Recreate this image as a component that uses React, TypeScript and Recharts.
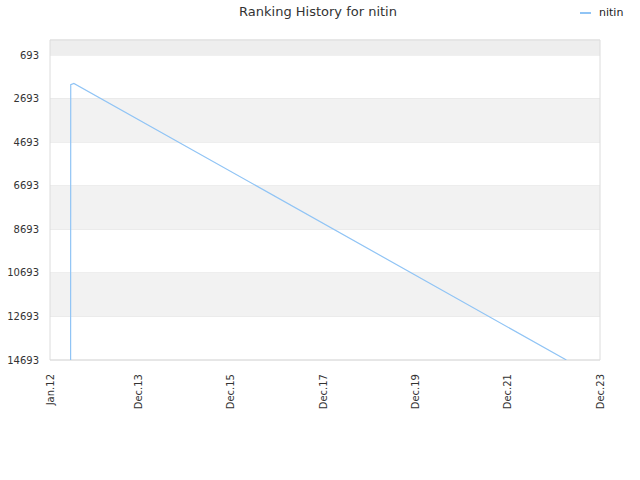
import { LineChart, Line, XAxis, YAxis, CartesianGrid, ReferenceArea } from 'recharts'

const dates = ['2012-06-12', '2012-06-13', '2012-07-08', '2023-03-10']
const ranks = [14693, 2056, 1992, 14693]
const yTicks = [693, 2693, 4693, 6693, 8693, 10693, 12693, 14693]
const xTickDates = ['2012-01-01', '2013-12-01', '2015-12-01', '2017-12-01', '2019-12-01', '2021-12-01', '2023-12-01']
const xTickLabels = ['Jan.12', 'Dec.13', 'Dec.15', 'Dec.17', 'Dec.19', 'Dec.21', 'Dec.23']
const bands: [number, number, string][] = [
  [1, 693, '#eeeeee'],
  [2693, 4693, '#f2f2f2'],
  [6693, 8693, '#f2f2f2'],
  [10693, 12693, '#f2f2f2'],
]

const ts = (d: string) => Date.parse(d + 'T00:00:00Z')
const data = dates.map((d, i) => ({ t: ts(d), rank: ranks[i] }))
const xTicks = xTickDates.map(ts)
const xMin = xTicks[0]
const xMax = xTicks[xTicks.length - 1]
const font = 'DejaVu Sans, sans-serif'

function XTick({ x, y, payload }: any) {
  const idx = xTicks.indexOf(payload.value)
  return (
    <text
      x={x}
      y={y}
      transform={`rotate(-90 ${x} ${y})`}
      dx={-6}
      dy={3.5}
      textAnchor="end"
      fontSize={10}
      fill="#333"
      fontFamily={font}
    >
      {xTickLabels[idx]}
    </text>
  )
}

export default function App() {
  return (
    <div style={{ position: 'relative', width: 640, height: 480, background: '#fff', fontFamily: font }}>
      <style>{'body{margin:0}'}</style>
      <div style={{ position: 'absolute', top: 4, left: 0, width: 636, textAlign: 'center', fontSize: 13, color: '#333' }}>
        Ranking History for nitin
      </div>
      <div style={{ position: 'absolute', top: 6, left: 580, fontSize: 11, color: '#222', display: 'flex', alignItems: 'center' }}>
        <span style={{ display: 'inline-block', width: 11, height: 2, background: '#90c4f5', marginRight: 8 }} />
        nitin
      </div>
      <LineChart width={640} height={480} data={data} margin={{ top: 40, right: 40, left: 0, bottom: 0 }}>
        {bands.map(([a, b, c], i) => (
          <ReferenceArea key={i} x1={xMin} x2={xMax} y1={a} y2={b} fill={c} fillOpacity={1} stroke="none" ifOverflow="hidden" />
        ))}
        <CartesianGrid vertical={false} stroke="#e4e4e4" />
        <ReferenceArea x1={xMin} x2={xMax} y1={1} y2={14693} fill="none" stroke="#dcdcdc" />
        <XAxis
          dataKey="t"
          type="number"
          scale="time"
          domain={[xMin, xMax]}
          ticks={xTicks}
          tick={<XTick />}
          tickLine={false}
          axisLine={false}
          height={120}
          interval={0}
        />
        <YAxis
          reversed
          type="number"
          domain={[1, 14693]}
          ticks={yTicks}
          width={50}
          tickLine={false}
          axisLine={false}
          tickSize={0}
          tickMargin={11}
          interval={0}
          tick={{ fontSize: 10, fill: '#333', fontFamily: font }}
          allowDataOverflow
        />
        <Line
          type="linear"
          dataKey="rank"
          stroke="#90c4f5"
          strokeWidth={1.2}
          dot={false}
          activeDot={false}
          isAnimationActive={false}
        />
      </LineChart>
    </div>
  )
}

● ● ● ●

> **Directions**
Leave out the pictures and output the rest of the material exactly as written.

> **Exercise result**
Recreate this image as a component that uses React, TypeScript and Recharts.
import { LineChart, Line, XAxis, YAxis, CartesianGrid, ReferenceArea } from 'recharts'

const dates = ['2012-06-12', '2012-06-13', '2012-07-08', '2023-03-10']
const ranks = [14693, 2056, 1992, 14693]
const yTicks = [693, 2693, 4693, 6693, 8693, 10693, 12693, 14693]
const xTickDates = ['2012-01-01', '2013-12-01', '2015-12-01', '2017-12-01', '2019-12-01', '2021-12-01', '2023-12-01']
const xTickLabels = ['Jan.12', 'Dec.13', 'Dec.15', 'Dec.17', 'Dec.19', 'Dec.21', 'Dec.23']
const bands: [number, number, string][] = [
  [1, 693, '#eeeeee'],
  [2693, 4693, '#f2f2f2'],
  [6693, 8693, '#f2f2f2'],
  [10693, 12693, '#f2f2f2'],
]

const ts = (d: string) => Date.parse(d + 'T00:00:00Z')
const data = dates.map((d, i) => ({ t: ts(d), rank: ranks[i] }))
const xTicks = xTickDates.map(ts)
const xMin = xTicks[0]
const xMax = xTicks[xTicks.length - 1]
const font = 'DejaVu Sans, sans-serif'

function XTick({ x, y, payload }: any) {
  const idx = xTicks.indexOf(payload.value)
  return (
    <text
      x={x}
      y={y}
      transform={`rotate(-90 ${x} ${y})`}
      dx={-6}
      dy={3.5}
      textAnchor="end"
      fontSize={10}
      fill="#333"
      fontFamily={font}
    >
      {xTickLabels[idx]}
    </text>
  )
}

export default function App() {
  return (
    <div style={{ position: 'relative', width: 640, height: 480, background: '#fff', fontFamily: font }}>
      <style>{'body{margin:0}'}</style>
      <div style={{ position: 'absolute', top: 4, left: 0, width: 636, textAlign: 'center', fontSize: 13, color: '#333' }}>
        Ranking History for nitin
      </div>
      <div style={{ position: 'absolute', top: 6, left: 580, fontSize: 11, color: '#222', display: 'flex', alignItems: 'center' }}>
        <span style={{ display: 'inline-block', width: 11, height: 2, background: '#90c4f5', marginRight: 8 }} />
        nitin
      </div>
      <LineChart width={640} height={480} data={data} margin={{ top: 40, right: 40, left: 0, bottom: 0 }}>
        {bands.map(([a, b, c], i) => (
          <ReferenceArea key={i} x1={xMin} x2={xMax} y1={a} y2={b} fill={c} fillOpacity={1} stroke="none" ifOverflow="hidden" />
        ))}
        <CartesianGrid vertical={false} stroke="#e4e4e4" />
        <ReferenceArea x1={xMin} x2={xMax} y1={1} y2={14693} fill="none" stroke="#dcdcdc" />
        <XAxis
          dataKey="t"
          type="number"
          scale="time"
          domain={[xMin, xMax]}
          ticks={xTicks}
          tick={<XTick />}
          tickLine={false}
          axisLine={false}
          height={120}
          interval={0}
        />
        <YAxis
          reversed
          type="number"
          domain={[1, 14693]}
          ticks={yTicks}
          width={50}
          tickLine={false}
          axisLine={false}
          tickSize={0}
          tickMargin={11}
          interval={0}
          tick={{ fontSize: 10, fill: '#333', fontFamily: font }}
          allowDataOverflow
        />
        <Line
          type="linear"
          dataKey="rank"
          stroke="#90c4f5"
          strokeWidth={1.2}
          dot={false}
          activeDot={false}
          isAnimationActive={false}
        />
      </LineChart>
    </div>
  )
}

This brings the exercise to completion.